No soy amigo del caviar, por elegante que sea, pero esta semana, al ver un frasco marcado ‘caviar de aceite’ en la vitrina de una tienda en Andalucía, la curiosidad hizo que me detuviera. Lo de ‘caviar’ aludía a la forma del producto y no a algún origen ovular o marino, pues se trataba de pequeñas gotas de aceite de oliva “encapsuladas en una membrana esférica formada por un hidrocoloide termoirreversible”, lo cual, en el sabroso acento andalú de la dependiente del almacén, suena menos terrible, lo aseguro. Fascinado –quién no– por los hidrocoloides termoirreversibles, acabé por llevarme el frasquito, constatando que lo de ‘caviar’ también aplicaba además a su precio.
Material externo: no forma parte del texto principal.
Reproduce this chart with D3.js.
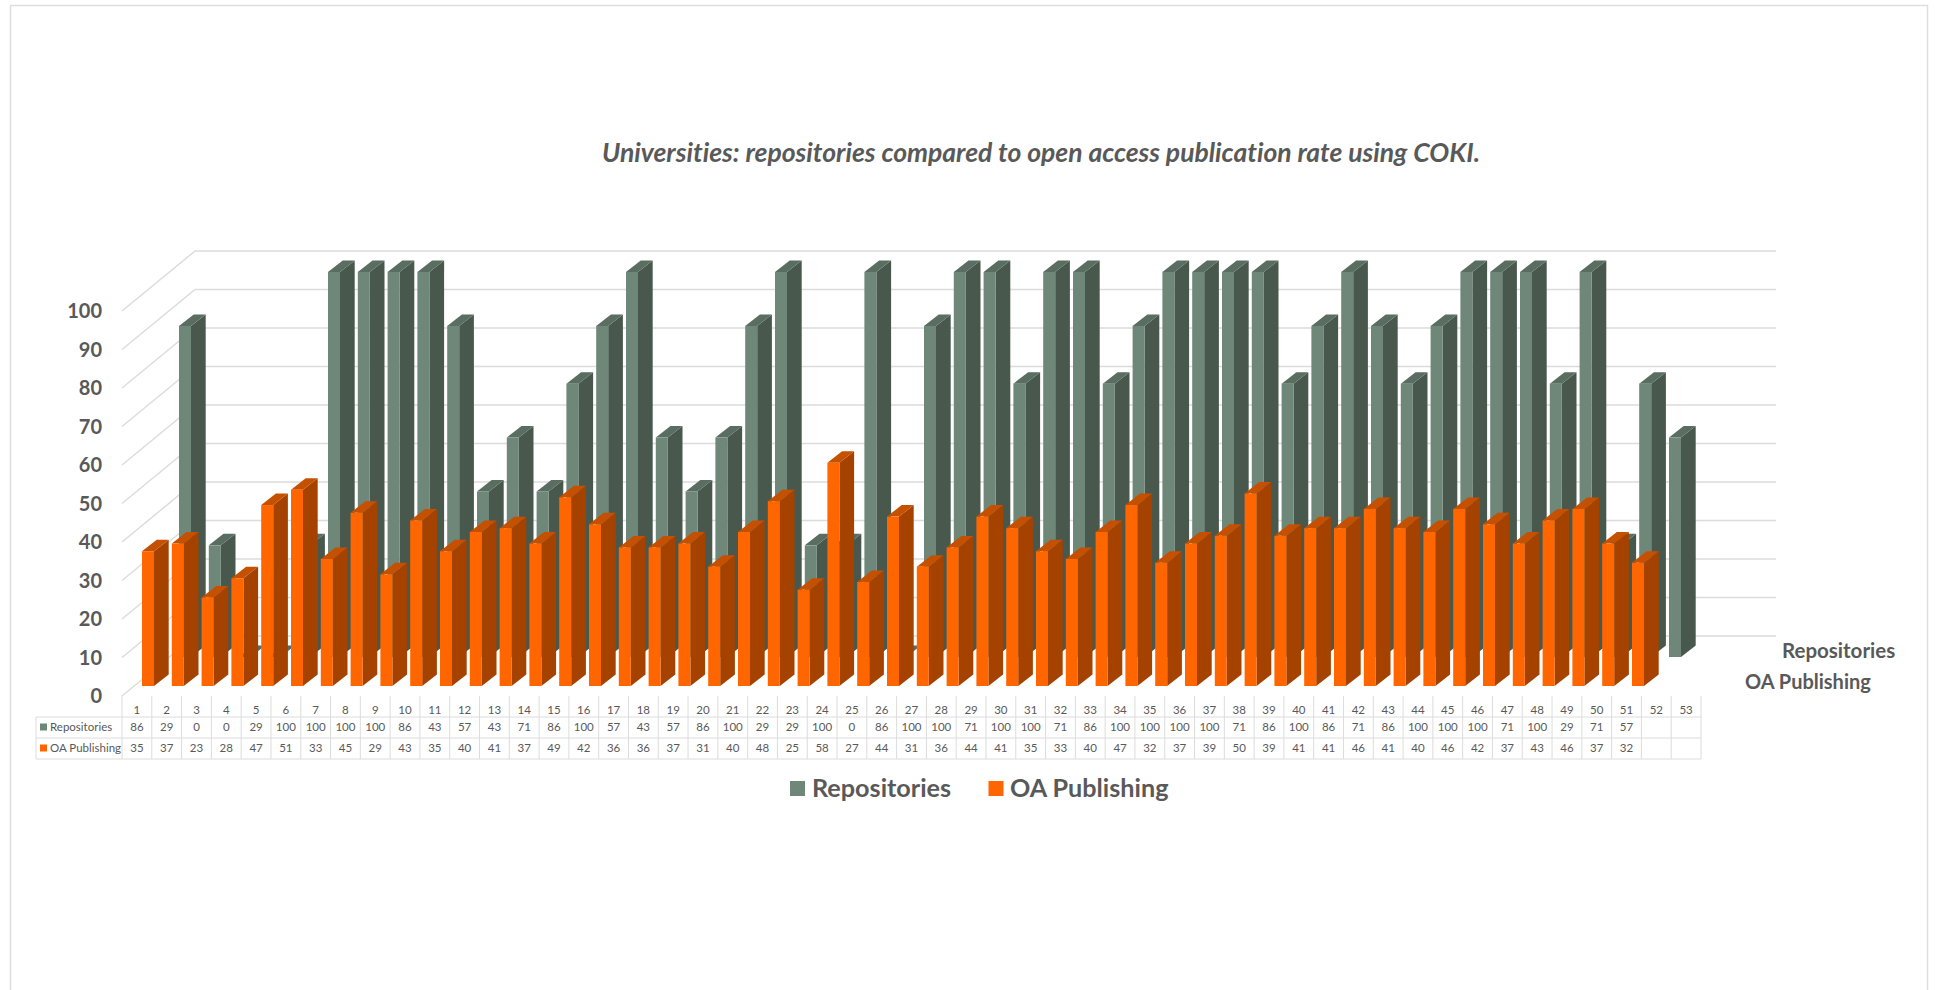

Eso me llevó a pensar en el ñame.

Me refiero a la simpática campaña que han lanzado por redes sociales los cultivadores de ñame de los Montes de María para vender la cosecha de este año, tan copiosa que triplicó el rendimiento de años anteriores, excedió la demanda, deprimió los precios y los tiene a punto de perder su esfuerzo y sus ingresos. Además de a un video en YouTube, han acudido al apoyo gubernamental, al del sector privado, al de los medios de comunicación y hasta al del Papa, a quien le fue presentado un ñame de ocho libras para que lo bendijera.

Aunque me solidarizo con los agricultores y apoyaré, en lo que pueda, su causa desde mi cocina, no pasa desapercibido para mí cómo este episodio encapsula (no sé si termoirreversiblemente) buena parte del drama del agro colombiano y una debilidad general de nuestra economía. Pues el ñame así, sin más valor agregado que haberlo sacado de la tierra y llevado a un punto de distribución, es, sin duda, un alimento valioso, pero poco promisorio desde el punto de vista comercial. La ley de la oferta y la demanda, como hemos visto en este caso, puede transformar una buena cosecha en una calamidad. Y eso se agrava con el pasar de los días, pues un producto perecedero tiene que consumirse rápido o se echa a perder.

Comparemos esta situación con la creatividad que han desplegado los olivareros españoles para sacar de un artículo común y corriente, la aceituna, derivados de altísimo valor agregado que cuestan, gramo a gramo, veinte veces lo que el fruto original. Y el carácter perecedero de un producto no tiene que ser impedimento para su éxito en el mercado, por el contrario. Muchas cosas que hoy consideramos exquisiteces, como el prosciutto, el salami, el queso y el vino, nacieron como tecnologías de conservación: eran la manera de aprovechar los excedentes de carne, leche, fruta, etc., en tiempos en los que no existían las neveras. La necesidad, bien lo sabemos, es la madre de la invención.

Lo que la ciudad puede aportarles a los cultivadores de ñame, y al agro en general, no es tanto la solidaridad –que también–, sino el capital y el potencial investigativo que existen en los centros urbanos: buscar maneras de agregar valor a los frutos de la naturaleza para hacerlos más vendibles, atractivos y rentables. Sin perjuicio de sus usos tradicionales, no es descabellado imaginar que, con algo de innovación, se puedan obtener, incluso de un rústico tubérculo, derivados más sofisticados y lucrativos. Pero no será el Papa, sino quizá algún hidrocoloide de laboratorio, quien nos hará el milagro.